Given problem => Reproduce, character for character, the lines below from the first through the one with "import plotly.graph_objects as go". Leave pictures out.

>> Begin

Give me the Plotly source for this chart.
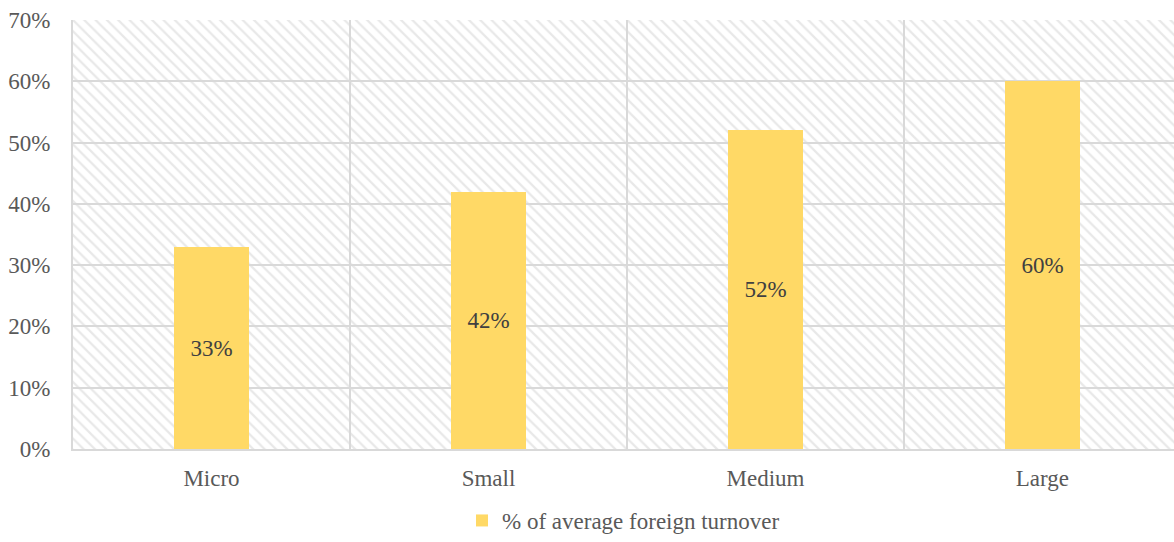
import plotly.graph_objects as go

# Share of average foreign turnover by firm size
categories = ["Micro", "Small", "Medium", "Large"]
shares = [0.33, 0.42, 0.52, 0.60]
series_name = "% of average foreign turnover"
y_ticks = [0, 0.1, 0.2, 0.3, 0.4, 0.5, 0.6, 0.7]

FONT = "Liberation Serif"
FS = 23
GRID = "#d9d9d9"
BAR = "#FFD966"

fig = go.Figure()

# Hatched plot-area backdrop on its own subplot, drawn beneath the bars' grid
fig.add_trace(go.Scatter(
    x=[0, 1, 1, 0, 0], y=[0, 0, 1, 1, 0],
    xaxis="x", yaxis="y",
    mode="none", fill="toself", fillcolor="white",
    fillpattern=dict(shape="\\", fgcolor="#d2d2d2", bgcolor="white",
                     size=8, solidity=0.28),
    hoverinfo="skip", showlegend=False,
))

fig.add_trace(go.Bar(
    x=categories, y=shares, name=series_name,
    xaxis="x2", yaxis="y2",
    marker=dict(color=BAR, line=dict(width=0)),
    width=0.27,
    text=[f"{v:.0%}" for v in shares],
    textposition="inside", insidetextanchor="middle",
    textfont=dict(family=FONT, size=FS, color="#404040"),
    showlegend=True,
))

fig.update_layout(
    width=1174, height=542,
    margin=dict(l=73, r=0, t=20, b=93, autoexpand=False),
    paper_bgcolor="white", plot_bgcolor="rgba(0,0,0,0)",
    font=dict(family=FONT, size=FS, color="#595959"),
    xaxis=dict(domain=[0, 1], range=[0, 1], visible=False, fixedrange=True),
    yaxis=dict(domain=[0, 1], range=[0, 1], visible=False, fixedrange=True),
    xaxis2=dict(
        domain=[0, 1], anchor="y2", type="category",
        range=[-0.5, 3.475], automargin=False,
        tickson="boundaries", showgrid=True, gridcolor=GRID, gridwidth=2,
        showline=True, linecolor=GRID, linewidth=2,
        ticks="", ticklabelstandoff=7,
        tickfont=dict(family=FONT, size=FS, color="#595959"),
    ),
    yaxis2=dict(
        domain=[0, 1], anchor="x2", range=[0, 0.70], automargin=False,
        tickvals=y_ticks, tickformat=".0%",
        showgrid=True, gridcolor=GRID, gridwidth=2,
        showline=True, linecolor=GRID, linewidth=2,
        zeroline=False, ticks="", ticklabelstandoff=16,
        tickfont=dict(family=FONT, size=FS, color="#595959"),
    ),
    showlegend=True,
    legend=dict(orientation="h", x=0.5, xanchor="center",
                yref="container", y=0.0, yanchor="bottom",
                font=dict(family=FONT, size=FS, color="#595959"),
                itemwidth=30),
    bargap=0,
)

fig.write_html("out.html")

>> End

The response =>
Give me the Plotly source for this chart.
import plotly.graph_objects as go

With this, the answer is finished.